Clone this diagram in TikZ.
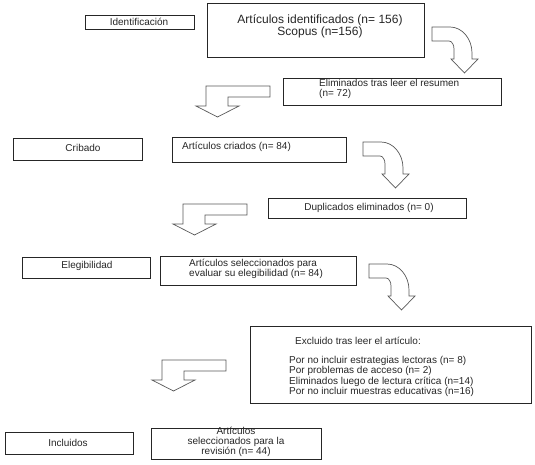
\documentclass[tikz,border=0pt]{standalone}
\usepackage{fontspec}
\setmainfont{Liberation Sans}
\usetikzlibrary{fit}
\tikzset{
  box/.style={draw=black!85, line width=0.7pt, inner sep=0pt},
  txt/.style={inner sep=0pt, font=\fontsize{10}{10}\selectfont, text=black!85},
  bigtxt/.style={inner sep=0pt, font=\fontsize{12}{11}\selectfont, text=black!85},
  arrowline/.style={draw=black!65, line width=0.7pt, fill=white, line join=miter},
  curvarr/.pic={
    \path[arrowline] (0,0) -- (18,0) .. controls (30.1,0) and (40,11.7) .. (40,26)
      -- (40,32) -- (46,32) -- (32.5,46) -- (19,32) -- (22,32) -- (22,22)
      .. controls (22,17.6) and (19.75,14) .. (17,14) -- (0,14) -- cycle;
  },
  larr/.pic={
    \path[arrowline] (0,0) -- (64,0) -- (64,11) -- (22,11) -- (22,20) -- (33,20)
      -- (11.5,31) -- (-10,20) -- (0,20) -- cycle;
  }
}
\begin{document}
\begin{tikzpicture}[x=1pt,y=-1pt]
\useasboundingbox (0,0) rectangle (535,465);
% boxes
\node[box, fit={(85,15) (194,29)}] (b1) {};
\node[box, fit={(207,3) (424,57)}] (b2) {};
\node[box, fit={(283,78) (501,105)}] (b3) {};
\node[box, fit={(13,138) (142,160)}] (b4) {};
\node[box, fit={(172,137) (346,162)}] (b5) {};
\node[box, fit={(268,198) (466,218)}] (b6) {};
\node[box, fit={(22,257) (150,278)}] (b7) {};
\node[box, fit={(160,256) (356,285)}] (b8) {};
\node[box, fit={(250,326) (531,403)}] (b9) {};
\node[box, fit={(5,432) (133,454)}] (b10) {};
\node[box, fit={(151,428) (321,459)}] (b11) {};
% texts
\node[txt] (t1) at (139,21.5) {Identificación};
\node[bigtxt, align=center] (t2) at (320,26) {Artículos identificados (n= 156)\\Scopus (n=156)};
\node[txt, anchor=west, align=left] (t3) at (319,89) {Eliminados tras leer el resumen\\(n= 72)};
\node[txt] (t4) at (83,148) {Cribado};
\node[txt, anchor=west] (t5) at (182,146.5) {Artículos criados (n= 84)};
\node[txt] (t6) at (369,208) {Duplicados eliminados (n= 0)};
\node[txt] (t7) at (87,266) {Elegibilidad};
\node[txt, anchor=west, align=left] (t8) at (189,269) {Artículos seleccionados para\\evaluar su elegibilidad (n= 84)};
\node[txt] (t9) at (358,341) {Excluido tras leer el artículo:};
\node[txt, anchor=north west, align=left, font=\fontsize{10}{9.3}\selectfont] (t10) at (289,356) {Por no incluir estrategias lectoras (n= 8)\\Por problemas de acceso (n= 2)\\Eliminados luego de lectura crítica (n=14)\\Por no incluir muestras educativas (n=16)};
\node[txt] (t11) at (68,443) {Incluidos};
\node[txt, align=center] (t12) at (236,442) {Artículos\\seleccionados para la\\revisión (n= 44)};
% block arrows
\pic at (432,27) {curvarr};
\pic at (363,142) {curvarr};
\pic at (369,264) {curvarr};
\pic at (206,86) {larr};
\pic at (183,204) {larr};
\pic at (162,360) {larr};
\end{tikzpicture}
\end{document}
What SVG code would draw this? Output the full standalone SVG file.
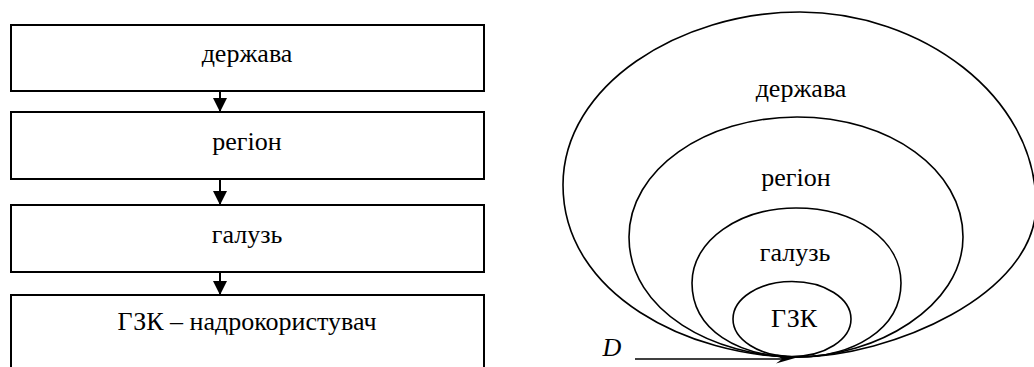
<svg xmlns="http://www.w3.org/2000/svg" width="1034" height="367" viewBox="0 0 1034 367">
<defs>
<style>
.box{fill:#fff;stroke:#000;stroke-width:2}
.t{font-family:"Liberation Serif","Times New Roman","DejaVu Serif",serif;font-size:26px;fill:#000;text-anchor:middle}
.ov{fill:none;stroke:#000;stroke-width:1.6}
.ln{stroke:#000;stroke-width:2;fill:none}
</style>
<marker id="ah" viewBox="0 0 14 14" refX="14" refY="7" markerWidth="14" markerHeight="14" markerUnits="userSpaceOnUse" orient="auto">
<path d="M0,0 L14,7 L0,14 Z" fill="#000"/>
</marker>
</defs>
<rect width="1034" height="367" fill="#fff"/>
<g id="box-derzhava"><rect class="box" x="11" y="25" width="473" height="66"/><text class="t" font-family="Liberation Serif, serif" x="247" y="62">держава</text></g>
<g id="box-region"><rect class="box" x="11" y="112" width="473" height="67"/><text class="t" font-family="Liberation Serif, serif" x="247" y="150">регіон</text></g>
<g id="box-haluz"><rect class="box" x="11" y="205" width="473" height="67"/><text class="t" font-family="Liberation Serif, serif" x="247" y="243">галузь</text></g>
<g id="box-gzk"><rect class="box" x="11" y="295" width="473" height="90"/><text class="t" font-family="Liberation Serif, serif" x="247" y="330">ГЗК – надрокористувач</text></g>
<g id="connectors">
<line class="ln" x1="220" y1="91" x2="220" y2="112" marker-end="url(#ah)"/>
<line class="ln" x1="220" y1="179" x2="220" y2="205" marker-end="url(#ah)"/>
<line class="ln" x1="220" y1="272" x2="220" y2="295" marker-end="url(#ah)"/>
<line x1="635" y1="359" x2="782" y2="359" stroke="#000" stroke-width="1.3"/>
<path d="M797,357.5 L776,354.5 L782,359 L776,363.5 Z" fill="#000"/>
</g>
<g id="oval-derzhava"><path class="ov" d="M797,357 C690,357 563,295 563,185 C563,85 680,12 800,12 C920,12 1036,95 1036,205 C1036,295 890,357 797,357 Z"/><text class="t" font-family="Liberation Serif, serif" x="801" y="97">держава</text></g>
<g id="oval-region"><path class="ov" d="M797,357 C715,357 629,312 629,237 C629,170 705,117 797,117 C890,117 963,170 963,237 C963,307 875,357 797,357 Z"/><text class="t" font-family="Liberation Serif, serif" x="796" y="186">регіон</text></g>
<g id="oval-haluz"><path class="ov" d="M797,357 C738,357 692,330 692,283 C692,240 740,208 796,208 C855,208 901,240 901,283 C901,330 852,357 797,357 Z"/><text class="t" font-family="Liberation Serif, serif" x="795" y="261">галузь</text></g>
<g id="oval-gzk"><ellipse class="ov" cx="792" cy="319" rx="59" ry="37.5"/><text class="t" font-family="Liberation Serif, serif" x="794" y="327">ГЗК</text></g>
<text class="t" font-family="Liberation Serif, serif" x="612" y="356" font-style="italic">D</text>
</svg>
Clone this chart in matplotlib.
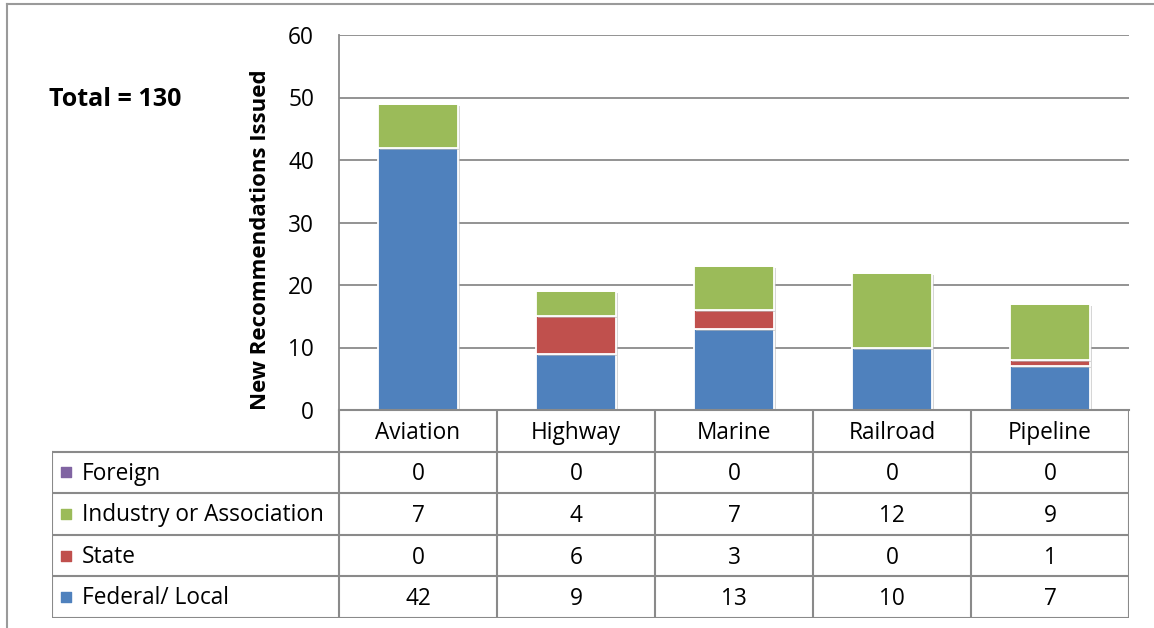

=== OBJECTIVE ===
Copy out all of the data word for word. Do not carry over any picture.

=== COMPLETE ANSWER ===
Clone this diagram in TikZ.
\documentclass[tikz,border=0pt]{standalone}
\usepackage{fontspec}
\setmainfont{Liberation Sans}
\usetikzlibrary{fit}
\tikzset{
  box/.style={draw=black!85, line width=0.7pt, inner sep=0pt},
  txt/.style={inner sep=0pt, font=\fontsize{10}{10}\selectfont, text=black!85},
  bigtxt/.style={inner sep=0pt, font=\fontsize{12}{11}\selectfont, text=black!85},
  arrowline/.style={draw=black!65, line width=0.7pt, fill=white, line join=miter},
  curvarr/.pic={
    \path[arrowline] (0,0) -- (18,0) .. controls (30.1,0) and (40,11.7) .. (40,26)
      -- (40,32) -- (46,32) -- (32.5,46) -- (19,32) -- (22,32) -- (22,22)
      .. controls (22,17.6) and (19.75,14) .. (17,14) -- (0,14) -- cycle;
  },
  larr/.pic={
    \path[arrowline] (0,0) -- (64,0) -- (64,11) -- (22,11) -- (22,20) -- (33,20)
      -- (11.5,31) -- (-10,20) -- (0,20) -- cycle;
  }
}
\begin{document}
\begin{tikzpicture}[x=1pt,y=-1pt]
\useasboundingbox (0,0) rectangle (535,465);
% boxes
\node[box, fit={(85,15) (194,29)}] (b1) {};
\node[box, fit={(207,3) (424,57)}] (b2) {};
\node[box, fit={(283,78) (501,105)}] (b3) {};
\node[box, fit={(13,138) (142,160)}] (b4) {};
\node[box, fit={(172,137) (346,162)}] (b5) {};
\node[box, fit={(268,198) (466,218)}] (b6) {};
\node[box, fit={(22,257) (150,278)}] (b7) {};
\node[box, fit={(160,256) (356,285)}] (b8) {};
\node[box, fit={(250,326) (531,403)}] (b9) {};
\node[box, fit={(5,432) (133,454)}] (b10) {};
\node[box, fit={(151,428) (321,459)}] (b11) {};
% texts
\node[txt] (t1) at (139,21.5) {Identificación};
\node[bigtxt, align=center] (t2) at (320,26) {Artículos identificados (n= 156)\\Scopus (n=156)};
\node[txt, anchor=west, align=left] (t3) at (319,89) {Eliminados tras leer el resumen\\(n= 72)};
\node[txt] (t4) at (83,148) {Cribado};
\node[txt, anchor=west] (t5) at (182,146.5) {Artículos criados (n= 84)};
\node[txt] (t6) at (369,208) {Duplicados eliminados (n= 0)};
\node[txt] (t7) at (87,266) {Elegibilidad};
\node[txt, anchor=west, align=left] (t8) at (189,269) {Artículos seleccionados para\\evaluar su elegibilidad (n= 84)};
\node[txt] (t9) at (358,341) {Excluido tras leer el artículo:};
\node[txt, anchor=north west, align=left, font=\fontsize{10}{9.3}\selectfont] (t10) at (289,356) {Por no incluir estrategias lectoras (n= 8)\\Por problemas de acceso (n= 2)\\Eliminados luego de lectura crítica (n=14)\\Por no incluir muestras educativas (n=16)};
\node[txt] (t11) at (68,443) {Incluidos};
\node[txt, align=center] (t12) at (236,442) {Artículos\\seleccionados para la\\revisión (n= 44)};
% block arrows
\pic at (432,27) {curvarr};
\pic at (363,142) {curvarr};
\pic at (369,264) {curvarr};
\pic at (206,86) {larr};
\pic at (183,204) {larr};
\pic at (162,360) {larr};
\end{tikzpicture}
\end{document}
What SVG code would draw this? Output the full standalone SVG file.
<svg xmlns="http://www.w3.org/2000/svg" width="1034" height="367" viewBox="0 0 1034 367">
<defs>
<style>
.box{fill:#fff;stroke:#000;stroke-width:2}
.t{font-family:"Liberation Serif","Times New Roman","DejaVu Serif",serif;font-size:26px;fill:#000;text-anchor:middle}
.ov{fill:none;stroke:#000;stroke-width:1.6}
.ln{stroke:#000;stroke-width:2;fill:none}
</style>
<marker id="ah" viewBox="0 0 14 14" refX="14" refY="7" markerWidth="14" markerHeight="14" markerUnits="userSpaceOnUse" orient="auto">
<path d="M0,0 L14,7 L0,14 Z" fill="#000"/>
</marker>
</defs>
<rect width="1034" height="367" fill="#fff"/>
<g id="box-derzhava"><rect class="box" x="11" y="25" width="473" height="66"/><text class="t" font-family="Liberation Serif, serif" x="247" y="62">держава</text></g>
<g id="box-region"><rect class="box" x="11" y="112" width="473" height="67"/><text class="t" font-family="Liberation Serif, serif" x="247" y="150">регіон</text></g>
<g id="box-haluz"><rect class="box" x="11" y="205" width="473" height="67"/><text class="t" font-family="Liberation Serif, serif" x="247" y="243">галузь</text></g>
<g id="box-gzk"><rect class="box" x="11" y="295" width="473" height="90"/><text class="t" font-family="Liberation Serif, serif" x="247" y="330">ГЗК – надрокористувач</text></g>
<g id="connectors">
<line class="ln" x1="220" y1="91" x2="220" y2="112" marker-end="url(#ah)"/>
<line class="ln" x1="220" y1="179" x2="220" y2="205" marker-end="url(#ah)"/>
<line class="ln" x1="220" y1="272" x2="220" y2="295" marker-end="url(#ah)"/>
<line x1="635" y1="359" x2="782" y2="359" stroke="#000" stroke-width="1.3"/>
<path d="M797,357.5 L776,354.5 L782,359 L776,363.5 Z" fill="#000"/>
</g>
<g id="oval-derzhava"><path class="ov" d="M797,357 C690,357 563,295 563,185 C563,85 680,12 800,12 C920,12 1036,95 1036,205 C1036,295 890,357 797,357 Z"/><text class="t" font-family="Liberation Serif, serif" x="801" y="97">держава</text></g>
<g id="oval-region"><path class="ov" d="M797,357 C715,357 629,312 629,237 C629,170 705,117 797,117 C890,117 963,170 963,237 C963,307 875,357 797,357 Z"/><text class="t" font-family="Liberation Serif, serif" x="796" y="186">регіон</text></g>
<g id="oval-haluz"><path class="ov" d="M797,357 C738,357 692,330 692,283 C692,240 740,208 796,208 C855,208 901,240 901,283 C901,330 852,357 797,357 Z"/><text class="t" font-family="Liberation Serif, serif" x="795" y="261">галузь</text></g>
<g id="oval-gzk"><ellipse class="ov" cx="792" cy="319" rx="59" ry="37.5"/><text class="t" font-family="Liberation Serif, serif" x="794" y="327">ГЗК</text></g>
<text class="t" font-family="Liberation Serif, serif" x="612" y="356" font-style="italic">D</text>
</svg>
Clone this chart in matplotlib.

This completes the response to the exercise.